§ **STATED GOAL**:
With all pictures omitted, return verbatim the lines from the beginning of the records below through the line containing "width=7.8cm, minimum height=3.9cm]".

==== ENTRIES PROVIDED ====

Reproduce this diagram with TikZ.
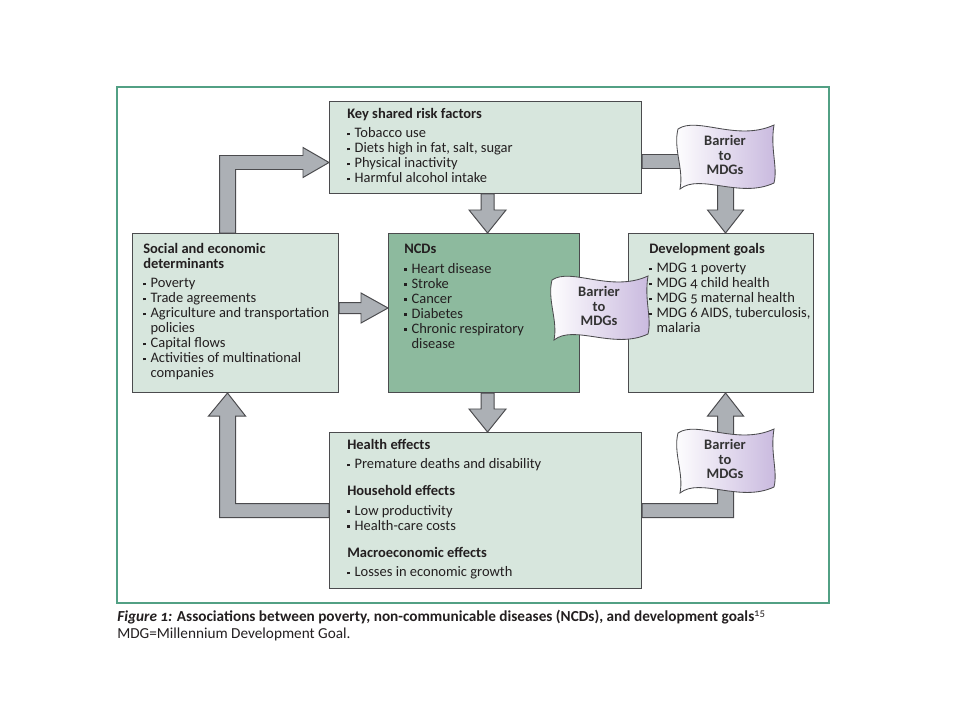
\documentclass[tikz,border=0pt]{standalone}
\usepackage{fontspec}
\setmainfont{Carlito}[Numbers=OldStyle]
\usetikzlibrary{positioning, calc, backgrounds}

\definecolor{boxgreen}{RGB}{215,230,221}
\definecolor{ncdgreen}{RGB}{141,186,158}
\definecolor{framegreen}{RGB}{82,160,132}
\definecolor{arrowgray}{RGB}{172,176,181}
\definecolor{edgegray}{RGB}{75,75,78}
\definecolor{bannerlav}{RGB}{200,184,222}
\definecolor{inkgray}{RGB}{35,31,32}

\newcommand{\bul}{\makebox[5.2pt][l]{\rule[1.8pt]{1.8pt}{1.8pt}}}
\newcommand{\ind}{\hspace*{5.2pt}}

\begin{document}
\begin{tikzpicture}[
  x=0.025cm, y=-0.025cm,
  font=\fontsize{10.3}{10.67}\selectfont,
  text=inkgray,
  % boxes
  greenbox/.style={draw=edgegray, line width=0.7pt, fill=boxgreen, rectangle, anchor=north west, inner sep=0pt},
  ncdbox/.style={greenbox, fill=ncdgreen},
  boxtext/.style={anchor=north west, align=left, inner sep=0pt},
  % block arrows
  blockarrow/.style={draw=edgegray, line width=0.7pt, fill=arrowgray, line join=miter},
  % barrier flags
  bannertext/.style={align=center, font=\fontsize{10.3}{10.3}\selectfont\bfseries, text=black!80, inner sep=0pt},
  banner/.pic={
    \draw[draw=edgegray, line width=0.6pt, left color=white, right color=bannerlav]
      (-47,-28) .. controls (-28,-41) and (12,-15) .. (49,-32)
      .. controls (45,-8) and (53,10) .. (49,26)
      .. controls (15,42) and (-25,16) .. (-45,32)
      .. controls (-41,12) and (-52,-8) .. (-47,-28) -- cycle;
  }
]
  \useasboundingbox (0,0) rectangle (960,720);

  % outer frame
  \draw[framegreen, line width=1.1pt] (117,87) rectangle (829,603);

  % ---- boxes ----
  \node[greenbox, minimum width=7.8cm, minimum height=2.3cm] (risk) at (329,101) {};
  \node[greenbox, minimum width=5.15cm, minimum height=3.975cm] (social) at (132,233) {};
  \node[ncdbox, minimum width=4.775cm, minimum height=3.975cm] (ncd) at (388,233) {};
  \node[greenbox, minimum width=4.625cm, minimum height=3.975cm] (dev) at (628,233) {};
  \node[greenbox, minimum width=7.8cm, minimum height=3.9cm] (effects) at (329,432) {};

  % ---- box texts ----
  \node[boxtext] (risktxt) at ($(risk.north west)+(18,7)$) {%
    \textbf{Key shared risk factors}\\[3.2pt]
    \bul Tobacco use\\
    \bul Diets high in fat, salt, sugar\\
    \bul Physical inactivity\\
    \bul Harmful alcohol intake};
  \node[boxtext] (socialtxt) at ($(social.north west)+(11,10)$) {%
    \textbf{Social and economic}\\
    \textbf{determinants}\\[3.2pt]
    \bul Poverty\\
    \bul Trade agreements\\
    \bul Agriculture and transportation\\
    \ind policies\\
    \bul Capital flows\\
    \bul Activities of multinational\\
    \ind companies};
  \node[boxtext] (ncdtxt) at ($(ncd.north west)+(16,11)$) {%
    \textbf{NCDs}\\[3.2pt]
    \bul Heart disease\\
    \bul Stroke\\
    \bul Cancer\\
    \bul Diabetes\\
    \bul Chronic respiratory\\
    \ind disease};
  \node[boxtext] (devtxt) at ($(dev.north west)+(21,10)$) {%
    \textbf{Development goals}\\[3.2pt]
    \bul MDG 1 poverty\\
    \bul MDG 4 child health\\
    \bul MDG 5 maternal health\\
    \bul MDG 6 AIDS, tuberculosis,\\
    \ind malaria};
  \node[boxtext] (effectstxt) at ($(effects.north west)+(18,7)$) {%
    \textbf{Health effects}\\[3.2pt]
    \bul Premature deaths and disability\\[8.5pt]
    \textbf{Household effects}\\[3.2pt]
    \bul Low productivity\\
    \bul Health-care costs\\[8.5pt]
    \textbf{Macroeconomic effects}\\[3.2pt]
    \bul Losses in economic growth};

  % ---- block arrows ----
  \begin{scope}[on background layer]
    % determinants -> risk factors
    \coordinate (s1) at ($(social.north)+(-8,0)$);
    \coordinate (t1) at ($(risk.west)+(0,15)$);
    \draw[blockarrow] ($(s1)+(-8,0)$) |- ($(t1)+(-26,-7)$) -- ++(0,-8) -- (t1)
      -- ++(-26,15) -- ++(0,-8) -| ($(s1)+(8,0)$) -- cycle;
    % determinants -> NCDs
    \coordinate (s2) at ($(social.east)+(0,-5)$);
    \coordinate (t2) at ($(ncd.west)+(0,-5)$);
    \draw[blockarrow] ($(s2)+(0,-5.5)$) -- ($(t2)+(-27,-5.5)$) -- ++(0,-9.5) -- (t2)
      -- ++(-27,15) -- ++(0,-9.5) -- ($(s2)+(0,5.5)$) -- cycle;
    % risk factors -> NCDs
    \coordinate (s3) at ($(risk.south)+(2,0)$);
    \coordinate (t3) at (s3 |- ncd.north);
    \draw[blockarrow] ($(s3)+(-6.5,0)$) -- ($(t3)+(-6.5,-23)$) -- ++(-12,0) -- (t3)
      -- ++(18.5,-23) -- ++(-12,0) -- ($(s3)+(6.5,0)$) -- cycle;
    % NCDs -> effects
    \coordinate (s4) at ($(ncd.south)+(3.5,0)$);
    \coordinate (t4) at (s4 |- effects.north);
    \draw[blockarrow] ($(s4)+(-6.5,0)$) -- ($(t4)+(-6.5,-23)$) -- ++(-12,0) -- (t4)
      -- ++(18.5,-23) -- ++(-12,0) -- ($(s4)+(6.5,0)$) -- cycle;
    % risk factors -> development goals
    \coordinate (s5) at ($(risk.east)+(0,14)$);
    \coordinate (t5) at ($(dev.north)+(4.5,0)$);
    \draw[blockarrow] ($(s5)+(0,-7)$) -| ($(t5)+(8,-23)$) -- ++(10,0) -- (t5)
      -- ++(-18,-23) -- ++(10,0) |- ($(s5)+(0,7)$) -- cycle;
    % effects -> development goals
    \coordinate (s6) at (effects.east);
    \coordinate (t6) at ($(dev.south)+(4.5,0)$);
    \draw[blockarrow] ($(s6)+(0,7)$) -| ($(t6)+(8,23)$) -- ++(10,0) -- (t6)
      -- ++(-18,23) -- ++(10,0) |- ($(s6)+(0,-7)$) -- cycle;
    % effects -> determinants
    \coordinate (s7) at (effects.west);
    \coordinate (t7) at ($(social.south)+(-8,0)$);
    \draw[blockarrow] ($(s7)+(0,7)$) -| ($(t7)+(-8,23)$) -- ++(-11,0) -- (t7)
      -- ++(18,23) -- ++(-10,0) |- ($(s7)+(0,-7)$) -- cycle;
  \end{scope}

  % ---- barrier flags ----
  \pic (flag1) at (725,157) {banner};
  \node[bannertext] (barrier1) at (725,155) {Barrier\\to\\MDGs};
  \pic (flag2) at (599,308) {banner};
  \node[bannertext] (barrier2) at (599,306) {Barrier\\to\\MDGs};
  \pic (flag3) at (725,461) {banner};
  \node[bannertext] (barrier3) at (725,459) {Barrier\\to\\MDGs};

  % ---- caption ----
  \node[anchor=north west, align=left, inner sep=0pt, font=\fontsize{10.85}{11.7}\selectfont] (caption) at (117,610)
    {\textbf{\textit{Figure 1:}} \textbf{Associations between poverty, non-communicable diseases (NCDs), and development goals}\textsuperscript{15}\\
     MDG=Millennium Development Goal.};
\end{tikzpicture}
\end{document}
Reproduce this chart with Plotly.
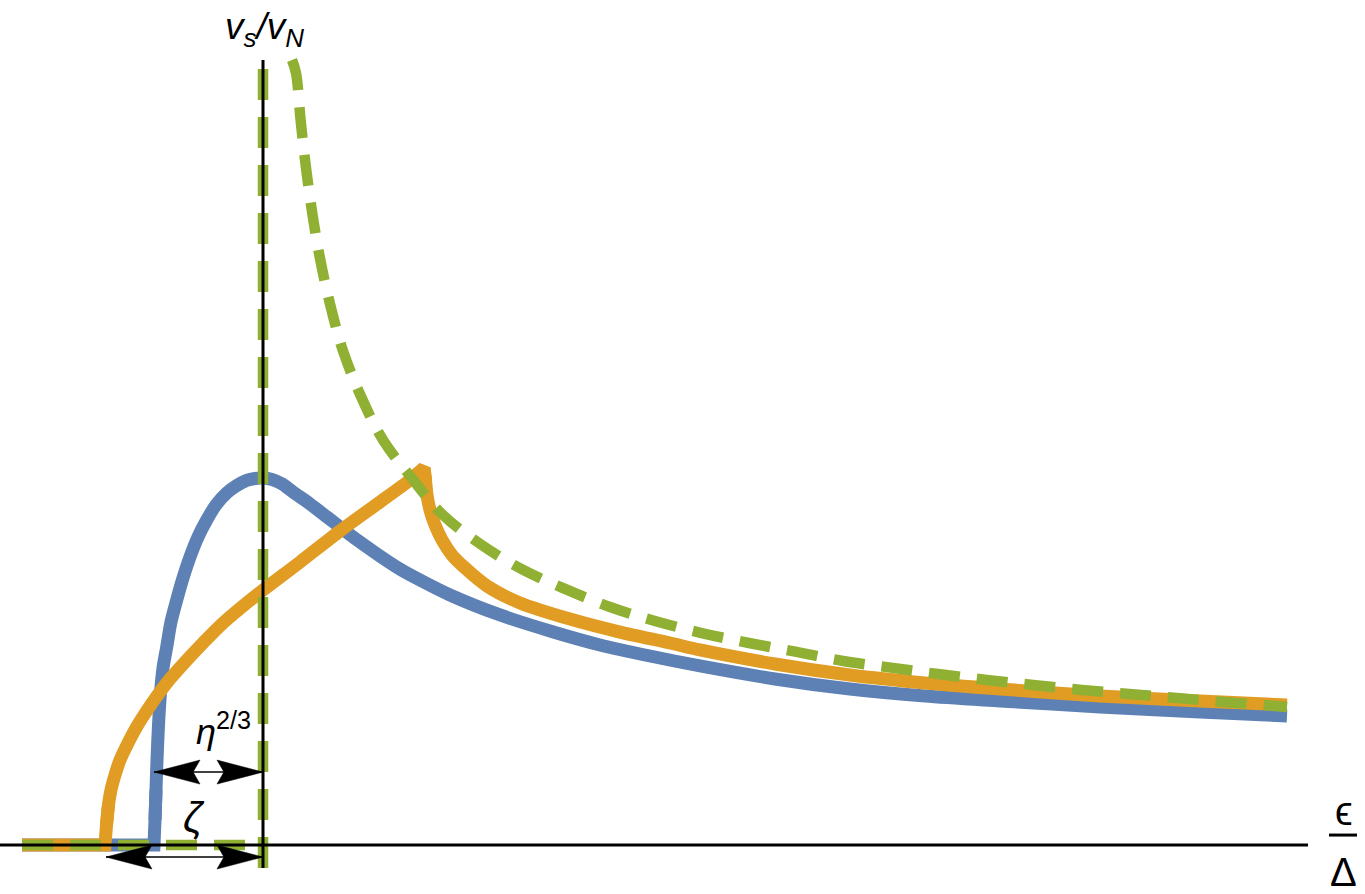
import plotly.graph_objects as go

# x: energy in units of Delta (Delta at 1), y: v_s / v_N
delta = 1.0
gap_blue = 0.891     # edge of blue curve (eta^{2/3} below Delta)
gap_orange = 0.843   # edge of orange curve (zeta below Delta)
x_left = 0.759

blue_x = [0.759, 0.891, 0.892, 0.893, 0.894, 0.8955, 0.8975, 0.900, 0.9037, 0.908, 0.9137,
          0.920, 0.927, 0.935, 0.9437, 0.953, 0.9637, 0.973, 0.9837, 0.992, 1.000, 1.009,
          1.019, 1.030, 1.047, 1.064, 1.077, 1.097, 1.117, 1.137, 1.157, 1.187, 1.237,
          1.287, 1.337, 1.387, 1.437, 1.512, 1.587, 1.662, 1.737, 1.837, 1.937, 2.024]
blue_y = [0.0, 0.0, 0.179, 0.393, 0.607, 0.857, 1.086, 1.264, 1.414, 1.593, 1.75,
          1.907, 2.057, 2.2, 2.321, 2.429, 2.514, 2.564, 2.604, 2.618, 2.621, 2.611,
          2.579, 2.521, 2.436, 2.343, 2.271, 2.164, 2.064, 1.971, 1.893, 1.786, 1.643,
          1.529, 1.429, 1.35, 1.279, 1.186, 1.114, 1.064, 1.029, 0.986, 0.95, 0.921]

orange_x = [0.759, 0.842, 0.8435, 0.8455, 0.848, 0.852, 0.857, 0.864, 0.873, 0.883, 0.894,
            0.907, 0.922, 0.940, 0.959, 0.980, 1.000, 1.037, 1.077, 1.117, 1.147, 1.161,
            1.1625, 1.164, 1.167, 1.172, 1.179, 1.189, 1.202, 1.224, 1.257, 1.307, 1.357,
            1.407, 1.437, 1.512, 1.587, 1.662, 1.737, 1.837, 1.937, 2.024]
orange_y = [0.0, 0.0, 0.143, 0.286, 0.393, 0.5, 0.607, 0.714, 0.836, 0.95, 1.064,
            1.186, 1.307, 1.443, 1.579, 1.707, 1.821, 2.021, 2.243, 2.45, 2.607, 2.693,
            2.607, 2.5, 2.393, 2.286, 2.179, 2.071, 1.979, 1.85, 1.729, 1.614, 1.521,
            1.443, 1.393, 1.293, 1.214, 1.157, 1.114, 1.064, 1.029, 1.0]
orange_cusp = 21  # index of the sharp peak

green_x = [1.029, 1.033, 1.0377, 1.043, 1.0497, 1.0577, 1.068, 1.080, 1.0987, 1.120, 1.1487,
           1.180, 1.2187, 1.2587, 1.302, 1.347, 1.392, 1.4387, 1.486, 1.5337, 1.580, 1.628,
           1.675, 1.7237, 1.770, 1.8187, 1.866, 1.9137, 1.961, 2.009, 2.024]
green_y = [5.607, 5.514, 5.171, 4.836, 4.493, 4.164, 3.836, 3.529, 3.193, 2.893, 2.621,
           2.357, 2.143, 1.971, 1.829, 1.70, 1.60, 1.514, 1.443, 1.379, 1.314, 1.267,
           1.221, 1.179, 1.143, 1.107, 1.079, 1.05, 1.021, 0.995, 0.986]
green_flat_x = [x_left, delta]
green_flat_y = [0.0, 0.0]
green_vert_x = [delta, delta]
green_vert_y = [-0.164, 5.607]

x_range = [0.737, 2.102]
y_range = [-0.35, 6.0357]
W, H = 1365, 894
px_x = W / (x_range[1] - x_range[0])
px_y = H / (y_range[1] - y_range[0])

BLUE = "#5E81B5"
ORANGE = "#E19C24"
GREEN = "#8FB032"
FONT = "Liberation Sans, Arial, sans-serif"
LW = 13

fig = go.Figure()


def seg(xs, ys, i0, i1, color, shape):
    fig.add_trace(go.Scatter(x=xs[i0:i1], y=ys[i0:i1], mode="lines",
                             line=dict(color=color, width=LW, shape=shape,
                                       smoothing=0.8 if shape == "spline" else None),
                             hoverinfo="skip"))


# blue: flat part + corner (linear), rest smooth
seg(blue_x, blue_y, 0, 4, BLUE, "linear")
seg(blue_x, blue_y, 2, len(blue_x), BLUE, "spline")
# orange: flat + corner, rise, sharp cusp, fall
seg(orange_x, orange_y, 0, 4, ORANGE, "linear")
seg(orange_x, orange_y, 2, orange_cusp + 1, ORANGE, "spline")
seg(orange_x, orange_y, orange_cusp - 1, orange_cusp + 2, ORANGE, "linear")
seg(orange_x, orange_y, orange_cusp, len(orange_x), ORANGE, "spline")

for gx, gy, shp in [(green_x, green_y, "spline"), (green_flat_x, green_flat_y, "linear"),
                    (green_vert_x, green_vert_y, "linear")]:
    fig.add_trace(go.Scatter(x=gx, y=gy, mode="lines", hoverinfo="skip",
                             line=dict(color=GREEN, width=10.5, dash="31px,17px", shape=shp)))

shapes = []
# axes
shapes.append(dict(type="line", xref="x", yref="y", x0=x_range[0], x1=2.045, y0=0, y1=0,
                   line=dict(color="black", width=3)))
shapes.append(dict(type="line", xref="x", yref="y", x0=delta, x1=delta, y0=-0.164, y1=5.607,
                   line=dict(color="black", width=3)))


def head(tip, y, direction):
    L = 46 / px_x
    h = 12 / px_y
    back = tip - direction * L
    notch = tip - direction * 0.85 * L
    return dict(type="path", xref="x", yref="y",
                path=f"M{tip},{y} L{back},{y + h} L{notch},{y} L{back},{y - h} Z",
                fillcolor="black", line=dict(color="black", width=0.5))


eta_y = 0.521
zeta_y = -0.086
for left, yy in [(gap_blue, eta_y), (gap_orange, zeta_y)]:
    shapes.append(dict(type="line", xref="x", yref="y", x0=left, x1=delta, y0=yy, y1=yy,
                       line=dict(color="black", width=1.5)))
    shapes.append(head(left, yy, -1))
    shapes.append(head(delta, yy, 1))
# fraction bar of eps/Delta
shapes.append(dict(type="line", xref="x", yref="y", x0=2.066, x1=2.094, y0=0.071, y1=0.071,
                   line=dict(color="black", width=3)))

annotations = [
    dict(x=1.0015, y=5.83, text="<i>v<sub>s</sub>/v<sub>N</sub></i>", showarrow=False,
         font=dict(family=FONT, size=37, color="black"), xanchor="center", yanchor="middle"),
    dict(x=0.9605, y=0.83, text="<i>η</i><sup>2/3</sup>", showarrow=False,
         font=dict(family=FONT, size=36, color="black"), xanchor="center", yanchor="middle"),
    dict(x=0.931, y=0.20, text="<i>ζ</i>", showarrow=False,
         font=dict(family=FONT, size=42, color="black"), xanchor="center", yanchor="middle"),
    dict(x=2.081, y=0.245, text="ϵ", showarrow=False,
         font=dict(family=FONT, size=40, color="black"), xanchor="center", yanchor="middle"),
    dict(x=2.08, y=-0.19, text="Δ", showarrow=False,
         font=dict(family=FONT, size=40, color="black"), xanchor="center", yanchor="middle"),
]

fig.update_layout(
    width=W, height=H, margin=dict(l=0, r=0, t=0, b=0),
    paper_bgcolor="white", plot_bgcolor="white", showlegend=False,
    xaxis=dict(range=x_range, visible=False, fixedrange=True),
    yaxis=dict(range=y_range, visible=False, fixedrange=True),
    shapes=shapes, annotations=annotations,
)
fig.write_html("out.html")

====

§ **TASK OUTPUT**:
Reproduce this diagram with TikZ.
\documentclass[tikz,border=0pt]{standalone}
\usepackage{fontspec}
\setmainfont{Carlito}[Numbers=OldStyle]
\usetikzlibrary{positioning, calc, backgrounds}

\definecolor{boxgreen}{RGB}{215,230,221}
\definecolor{ncdgreen}{RGB}{141,186,158}
\definecolor{framegreen}{RGB}{82,160,132}
\definecolor{arrowgray}{RGB}{172,176,181}
\definecolor{edgegray}{RGB}{75,75,78}
\definecolor{bannerlav}{RGB}{200,184,222}
\definecolor{inkgray}{RGB}{35,31,32}

\newcommand{\bul}{\makebox[5.2pt][l]{\rule[1.8pt]{1.8pt}{1.8pt}}}
\newcommand{\ind}{\hspace*{5.2pt}}

\begin{document}
\begin{tikzpicture}[
  x=0.025cm, y=-0.025cm,
  font=\fontsize{10.3}{10.67}\selectfont,
  text=inkgray,
  % boxes
  greenbox/.style={draw=edgegray, line width=0.7pt, fill=boxgreen, rectangle, anchor=north west, inner sep=0pt},
  ncdbox/.style={greenbox, fill=ncdgreen},
  boxtext/.style={anchor=north west, align=left, inner sep=0pt},
  % block arrows
  blockarrow/.style={draw=edgegray, line width=0.7pt, fill=arrowgray, line join=miter},
  % barrier flags
  bannertext/.style={align=center, font=\fontsize{10.3}{10.3}\selectfont\bfseries, text=black!80, inner sep=0pt},
  banner/.pic={
    \draw[draw=edgegray, line width=0.6pt, left color=white, right color=bannerlav]
      (-47,-28) .. controls (-28,-41) and (12,-15) .. (49,-32)
      .. controls (45,-8) and (53,10) .. (49,26)
      .. controls (15,42) and (-25,16) .. (-45,32)
      .. controls (-41,12) and (-52,-8) .. (-47,-28) -- cycle;
  }
]
  \useasboundingbox (0,0) rectangle (960,720);

  % outer frame
  \draw[framegreen, line width=1.1pt] (117,87) rectangle (829,603);

  % ---- boxes ----
  \node[greenbox, minimum width=7.8cm, minimum height=2.3cm] (risk) at (329,101) {};
  \node[greenbox, minimum width=5.15cm, minimum height=3.975cm] (social) at (132,233) {};
  \node[ncdbox, minimum width=4.775cm, minimum height=3.975cm] (ncd) at (388,233) {};
  \node[greenbox, minimum width=4.625cm, minimum height=3.975cm] (dev) at (628,233) {};
  \node[greenbox, minimum width=7.8cm, minimum height=3.9cm] (effects) at (329,432) {};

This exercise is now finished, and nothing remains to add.